--- start of LISTING ---

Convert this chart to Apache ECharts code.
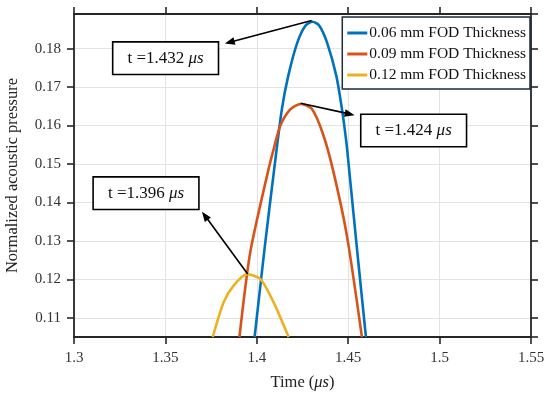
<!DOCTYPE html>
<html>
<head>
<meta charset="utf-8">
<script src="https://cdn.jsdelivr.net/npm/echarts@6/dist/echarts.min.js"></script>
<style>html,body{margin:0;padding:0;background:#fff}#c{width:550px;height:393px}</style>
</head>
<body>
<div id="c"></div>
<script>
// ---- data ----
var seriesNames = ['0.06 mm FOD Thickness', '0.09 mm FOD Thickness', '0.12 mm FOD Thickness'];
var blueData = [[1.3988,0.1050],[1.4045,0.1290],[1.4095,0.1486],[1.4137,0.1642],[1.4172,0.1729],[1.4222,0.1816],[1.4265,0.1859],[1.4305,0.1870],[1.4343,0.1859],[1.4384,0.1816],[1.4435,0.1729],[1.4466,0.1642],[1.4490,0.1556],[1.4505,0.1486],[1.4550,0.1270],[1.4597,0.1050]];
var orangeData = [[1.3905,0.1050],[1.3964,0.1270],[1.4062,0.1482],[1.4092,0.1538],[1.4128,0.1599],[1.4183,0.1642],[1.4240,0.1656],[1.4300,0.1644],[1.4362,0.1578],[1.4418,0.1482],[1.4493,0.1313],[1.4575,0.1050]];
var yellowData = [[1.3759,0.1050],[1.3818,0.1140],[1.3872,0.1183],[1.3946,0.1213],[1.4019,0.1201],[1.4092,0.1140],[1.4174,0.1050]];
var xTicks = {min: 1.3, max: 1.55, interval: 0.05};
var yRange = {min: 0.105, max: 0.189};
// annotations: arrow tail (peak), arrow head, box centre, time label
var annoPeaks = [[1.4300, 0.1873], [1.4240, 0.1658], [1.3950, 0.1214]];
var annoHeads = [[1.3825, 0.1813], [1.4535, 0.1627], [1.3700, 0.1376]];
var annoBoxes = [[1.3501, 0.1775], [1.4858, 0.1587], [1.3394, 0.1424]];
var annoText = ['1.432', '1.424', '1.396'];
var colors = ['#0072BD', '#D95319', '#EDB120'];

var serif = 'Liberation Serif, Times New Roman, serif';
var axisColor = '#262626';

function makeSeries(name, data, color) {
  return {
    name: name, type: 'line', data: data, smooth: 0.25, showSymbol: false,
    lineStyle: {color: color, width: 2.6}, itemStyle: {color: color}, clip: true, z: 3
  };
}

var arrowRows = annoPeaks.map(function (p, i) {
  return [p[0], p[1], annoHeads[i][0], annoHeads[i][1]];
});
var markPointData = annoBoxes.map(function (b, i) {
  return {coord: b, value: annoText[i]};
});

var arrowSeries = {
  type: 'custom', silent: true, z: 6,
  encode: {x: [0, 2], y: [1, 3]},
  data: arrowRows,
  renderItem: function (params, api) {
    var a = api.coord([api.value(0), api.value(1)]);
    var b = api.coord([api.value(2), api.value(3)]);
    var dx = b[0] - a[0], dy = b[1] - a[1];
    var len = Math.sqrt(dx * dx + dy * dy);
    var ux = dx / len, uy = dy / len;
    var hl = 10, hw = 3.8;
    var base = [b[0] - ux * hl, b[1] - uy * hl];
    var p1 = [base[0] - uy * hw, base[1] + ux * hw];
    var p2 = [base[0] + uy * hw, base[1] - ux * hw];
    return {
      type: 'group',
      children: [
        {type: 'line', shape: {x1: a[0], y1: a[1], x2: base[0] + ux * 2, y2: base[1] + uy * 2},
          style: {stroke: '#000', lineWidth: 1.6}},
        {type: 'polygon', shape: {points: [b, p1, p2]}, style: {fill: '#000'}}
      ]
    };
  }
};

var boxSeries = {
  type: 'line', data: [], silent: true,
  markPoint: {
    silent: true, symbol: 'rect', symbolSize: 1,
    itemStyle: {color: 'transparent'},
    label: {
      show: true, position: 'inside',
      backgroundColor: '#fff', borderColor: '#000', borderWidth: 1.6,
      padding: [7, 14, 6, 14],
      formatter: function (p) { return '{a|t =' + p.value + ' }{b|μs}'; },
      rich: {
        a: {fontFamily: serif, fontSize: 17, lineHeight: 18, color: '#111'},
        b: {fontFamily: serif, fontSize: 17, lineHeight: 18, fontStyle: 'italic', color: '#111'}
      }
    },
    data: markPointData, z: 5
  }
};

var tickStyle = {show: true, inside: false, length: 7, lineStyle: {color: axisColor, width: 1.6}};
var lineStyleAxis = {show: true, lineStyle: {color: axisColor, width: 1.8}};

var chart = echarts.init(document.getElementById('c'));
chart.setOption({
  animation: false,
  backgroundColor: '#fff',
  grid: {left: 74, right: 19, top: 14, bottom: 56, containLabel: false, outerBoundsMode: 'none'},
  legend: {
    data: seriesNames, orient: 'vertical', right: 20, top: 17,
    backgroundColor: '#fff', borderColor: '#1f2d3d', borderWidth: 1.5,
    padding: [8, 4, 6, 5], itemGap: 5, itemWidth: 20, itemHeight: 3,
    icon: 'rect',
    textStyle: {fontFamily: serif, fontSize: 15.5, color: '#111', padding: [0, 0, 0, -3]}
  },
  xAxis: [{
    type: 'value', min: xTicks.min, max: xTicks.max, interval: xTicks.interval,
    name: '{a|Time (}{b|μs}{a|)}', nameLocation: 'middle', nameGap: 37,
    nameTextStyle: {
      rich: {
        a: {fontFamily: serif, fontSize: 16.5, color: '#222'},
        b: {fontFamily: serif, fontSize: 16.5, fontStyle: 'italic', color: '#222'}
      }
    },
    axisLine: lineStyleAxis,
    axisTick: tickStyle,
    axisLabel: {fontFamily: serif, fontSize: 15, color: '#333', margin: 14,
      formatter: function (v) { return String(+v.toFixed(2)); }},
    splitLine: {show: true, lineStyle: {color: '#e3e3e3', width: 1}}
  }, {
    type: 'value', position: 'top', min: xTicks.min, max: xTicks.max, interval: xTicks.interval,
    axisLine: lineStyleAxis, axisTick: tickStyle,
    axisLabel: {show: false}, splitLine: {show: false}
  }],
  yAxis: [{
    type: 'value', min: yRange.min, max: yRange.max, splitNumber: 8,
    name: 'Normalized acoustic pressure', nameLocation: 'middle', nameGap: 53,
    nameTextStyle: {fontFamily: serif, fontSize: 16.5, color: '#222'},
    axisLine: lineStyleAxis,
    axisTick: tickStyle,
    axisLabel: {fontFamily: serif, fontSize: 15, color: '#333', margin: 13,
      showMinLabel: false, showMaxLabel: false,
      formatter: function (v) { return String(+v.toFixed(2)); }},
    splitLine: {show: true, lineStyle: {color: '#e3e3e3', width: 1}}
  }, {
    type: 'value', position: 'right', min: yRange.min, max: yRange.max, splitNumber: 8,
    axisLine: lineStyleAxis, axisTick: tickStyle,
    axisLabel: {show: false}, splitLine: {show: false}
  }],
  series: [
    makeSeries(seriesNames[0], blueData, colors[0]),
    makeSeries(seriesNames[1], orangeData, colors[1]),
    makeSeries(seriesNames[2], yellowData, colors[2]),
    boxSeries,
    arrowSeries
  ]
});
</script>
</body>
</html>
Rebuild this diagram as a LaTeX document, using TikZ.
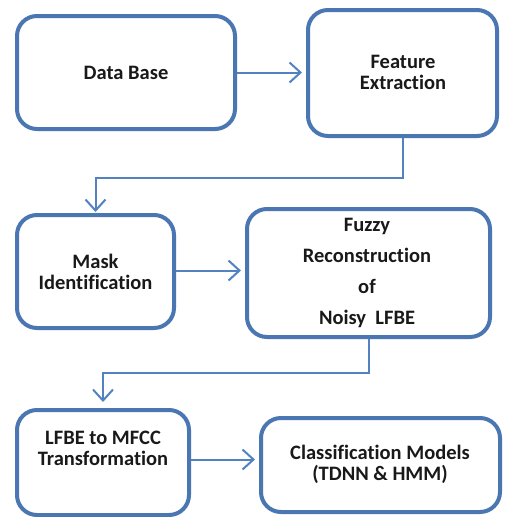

--- end of LISTING ---

AIM:
Print the records above exactly as they stand, but leave out the pictures.

ANSWER TO THE PROBLEM:
Convert this chart to Apache ECharts code.
<!DOCTYPE html>
<html>
<head>
<meta charset="utf-8">
<script src="https://cdn.jsdelivr.net/npm/echarts@6/dist/echarts.min.js"></script>
<style>html,body{margin:0;padding:0;background:#fff}#c{width:550px;height:393px}</style>
</head>
<body>
<div id="c"></div>
<script>
// ---- data ----
var seriesNames = ['0.06 mm FOD Thickness', '0.09 mm FOD Thickness', '0.12 mm FOD Thickness'];
var blueData = [[1.3988,0.1050],[1.4045,0.1290],[1.4095,0.1486],[1.4137,0.1642],[1.4172,0.1729],[1.4222,0.1816],[1.4265,0.1859],[1.4305,0.1870],[1.4343,0.1859],[1.4384,0.1816],[1.4435,0.1729],[1.4466,0.1642],[1.4490,0.1556],[1.4505,0.1486],[1.4550,0.1270],[1.4597,0.1050]];
var orangeData = [[1.3905,0.1050],[1.3964,0.1270],[1.4062,0.1482],[1.4092,0.1538],[1.4128,0.1599],[1.4183,0.1642],[1.4240,0.1656],[1.4300,0.1644],[1.4362,0.1578],[1.4418,0.1482],[1.4493,0.1313],[1.4575,0.1050]];
var yellowData = [[1.3759,0.1050],[1.3818,0.1140],[1.3872,0.1183],[1.3946,0.1213],[1.4019,0.1201],[1.4092,0.1140],[1.4174,0.1050]];
var xTicks = {min: 1.3, max: 1.55, interval: 0.05};
var yRange = {min: 0.105, max: 0.189};
// annotations: arrow tail (peak), arrow head, box centre, time label
var annoPeaks = [[1.4300, 0.1873], [1.4240, 0.1658], [1.3950, 0.1214]];
var annoHeads = [[1.3825, 0.1813], [1.4535, 0.1627], [1.3700, 0.1376]];
var annoBoxes = [[1.3501, 0.1775], [1.4858, 0.1587], [1.3394, 0.1424]];
var annoText = ['1.432', '1.424', '1.396'];
var colors = ['#0072BD', '#D95319', '#EDB120'];

var serif = 'Liberation Serif, Times New Roman, serif';
var axisColor = '#262626';

function makeSeries(name, data, color) {
  return {
    name: name, type: 'line', data: data, smooth: 0.25, showSymbol: false,
    lineStyle: {color: color, width: 2.6}, itemStyle: {color: color}, clip: true, z: 3
  };
}

var arrowRows = annoPeaks.map(function (p, i) {
  return [p[0], p[1], annoHeads[i][0], annoHeads[i][1]];
});
var markPointData = annoBoxes.map(function (b, i) {
  return {coord: b, value: annoText[i]};
});

var arrowSeries = {
  type: 'custom', silent: true, z: 6,
  encode: {x: [0, 2], y: [1, 3]},
  data: arrowRows,
  renderItem: function (params, api) {
    var a = api.coord([api.value(0), api.value(1)]);
    var b = api.coord([api.value(2), api.value(3)]);
    var dx = b[0] - a[0], dy = b[1] - a[1];
    var len = Math.sqrt(dx * dx + dy * dy);
    var ux = dx / len, uy = dy / len;
    var hl = 10, hw = 3.8;
    var base = [b[0] - ux * hl, b[1] - uy * hl];
    var p1 = [base[0] - uy * hw, base[1] + ux * hw];
    var p2 = [base[0] + uy * hw, base[1] - ux * hw];
    return {
      type: 'group',
      children: [
        {type: 'line', shape: {x1: a[0], y1: a[1], x2: base[0] + ux * 2, y2: base[1] + uy * 2},
          style: {stroke: '#000', lineWidth: 1.6}},
        {type: 'polygon', shape: {points: [b, p1, p2]}, style: {fill: '#000'}}
      ]
    };
  }
};

var boxSeries = {
  type: 'line', data: [], silent: true,
  markPoint: {
    silent: true, symbol: 'rect', symbolSize: 1,
    itemStyle: {color: 'transparent'},
    label: {
      show: true, position: 'inside',
      backgroundColor: '#fff', borderColor: '#000', borderWidth: 1.6,
      padding: [7, 14, 6, 14],
      formatter: function (p) { return '{a|t =' + p.value + ' }{b|μs}'; },
      rich: {
        a: {fontFamily: serif, fontSize: 17, lineHeight: 18, color: '#111'},
        b: {fontFamily: serif, fontSize: 17, lineHeight: 18, fontStyle: 'italic', color: '#111'}
      }
    },
    data: markPointData, z: 5
  }
};

var tickStyle = {show: true, inside: false, length: 7, lineStyle: {color: axisColor, width: 1.6}};
var lineStyleAxis = {show: true, lineStyle: {color: axisColor, width: 1.8}};

var chart = echarts.init(document.getElementById('c'));
chart.setOption({
  animation: false,
  backgroundColor: '#fff',
  grid: {left: 74, right: 19, top: 14, bottom: 56, containLabel: false, outerBoundsMode: 'none'},
  legend: {
    data: seriesNames, orient: 'vertical', right: 20, top: 17,
    backgroundColor: '#fff', borderColor: '#1f2d3d', borderWidth: 1.5,
    padding: [8, 4, 6, 5], itemGap: 5, itemWidth: 20, itemHeight: 3,
    icon: 'rect',
    textStyle: {fontFamily: serif, fontSize: 15.5, color: '#111', padding: [0, 0, 0, -3]}
  },
  xAxis: [{
    type: 'value', min: xTicks.min, max: xTicks.max, interval: xTicks.interval,
    name: '{a|Time (}{b|μs}{a|)}', nameLocation: 'middle', nameGap: 37,
    nameTextStyle: {
      rich: {
        a: {fontFamily: serif, fontSize: 16.5, color: '#222'},
        b: {fontFamily: serif, fontSize: 16.5, fontStyle: 'italic', color: '#222'}
      }
    },
    axisLine: lineStyleAxis,
    axisTick: tickStyle,
    axisLabel: {fontFamily: serif, fontSize: 15, color: '#333', margin: 14,
      formatter: function (v) { return String(+v.toFixed(2)); }},
    splitLine: {show: true, lineStyle: {color: '#e3e3e3', width: 1}}
  }, {
    type: 'value', position: 'top', min: xTicks.min, max: xTicks.max, interval: xTicks.interval,
    axisLine: lineStyleAxis, axisTick: tickStyle,
    axisLabel: {show: false}, splitLine: {show: false}
  }],
  yAxis: [{
    type: 'value', min: yRange.min, max: yRange.max, splitNumber: 8,
    name: 'Normalized acoustic pressure', nameLocation: 'middle', nameGap: 53,
    nameTextStyle: {fontFamily: serif, fontSize: 16.5, color: '#222'},
    axisLine: lineStyleAxis,
    axisTick: tickStyle,
    axisLabel: {fontFamily: serif, fontSize: 15, color: '#333', margin: 13,
      showMinLabel: false, showMaxLabel: false,
      formatter: function (v) { return String(+v.toFixed(2)); }},
    splitLine: {show: true, lineStyle: {color: '#e3e3e3', width: 1}}
  }, {
    type: 'value', position: 'right', min: yRange.min, max: yRange.max, splitNumber: 8,
    axisLine: lineStyleAxis, axisTick: tickStyle,
    axisLabel: {show: false}, splitLine: {show: false}
  }],
  series: [
    makeSeries(seriesNames[0], blueData, colors[0]),
    makeSeries(seriesNames[1], orangeData, colors[1]),
    makeSeries(seriesNames[2], yellowData, colors[2]),
    boxSeries,
    arrowSeries
  ]
});
</script>
</body>
</html>
Rebuild this diagram as a LaTeX document, using TikZ.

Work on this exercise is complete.